More Prizes from Around the World

By Neal 

⇒Four more regional Commonwealth Prizes were handed out last week. In the African divison, South African novelists took both the best novel (Shaun Johnson‘s The Native Commissioner) and best first novel (Maxine Case‘s All We Have Left Unsaid) categories. (Neither one appeared in Rachel Donadio‘s survey of South African literature, but I suspect there’s nothing significant to be read into the omission.) In the South East Asia and South Pacific division, the best novel prize goes to New Zealander Lloyd Jones for Mister Pip, while Andrew O’Connor of Australia takes the best first novel with Tuvalu—which appears to be coming to America in an imported edition from Allen & Unwin in the next month or so; none of the other three aave a US book deal as far as we can tell. All the winners, including those previously announced for the Canadian/Caribbean and European/South Asian divisions, will be evaluated for the overall prizes to be decided upon in May.
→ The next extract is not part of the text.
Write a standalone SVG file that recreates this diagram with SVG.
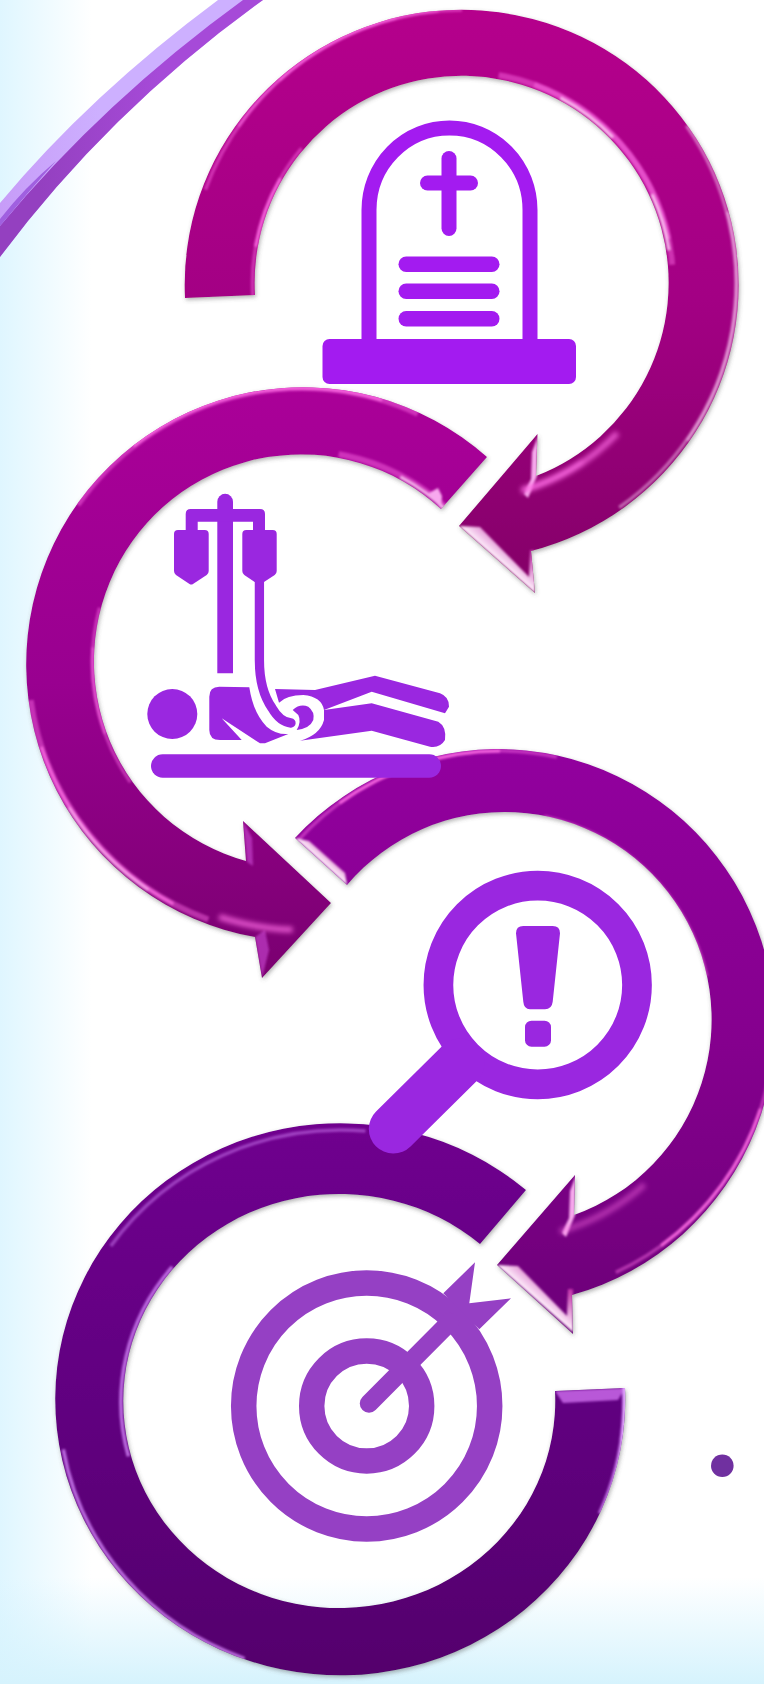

⇒Canada’s Arsenal Pulp Press has received the Jim Douglas Publisher of the Year Award from the Association of Book Publishers of British Columbia. From the same email, we learned that Desert of the Heart author Jane Rule was one of six authors to receive this year’s Alice B. Medal, awarded by a semi-anonymous lesbian cabal in Arizona “to reward and thank writers of lesbian fiction for their contribution to the lesbian community, culture, and identity.” The other recipients include NBCC-nominated memoirist Alison Bechdel and the legendary Marijane Meaker, whom readers of a certain age will recognize more readily as M.E. Kerr, and readers of another certain age as Vin Packer.

⇒I wish I could remember which blog I spotted this on, but at least I found Josh Getlin‘s LA Times piece about Elizabeth Alexander winning the first Jackson Poetry Prize, a $50,000 award from Poets & Writers for “an American poet whose work has been critically recognized but has not yet received significant public attention.”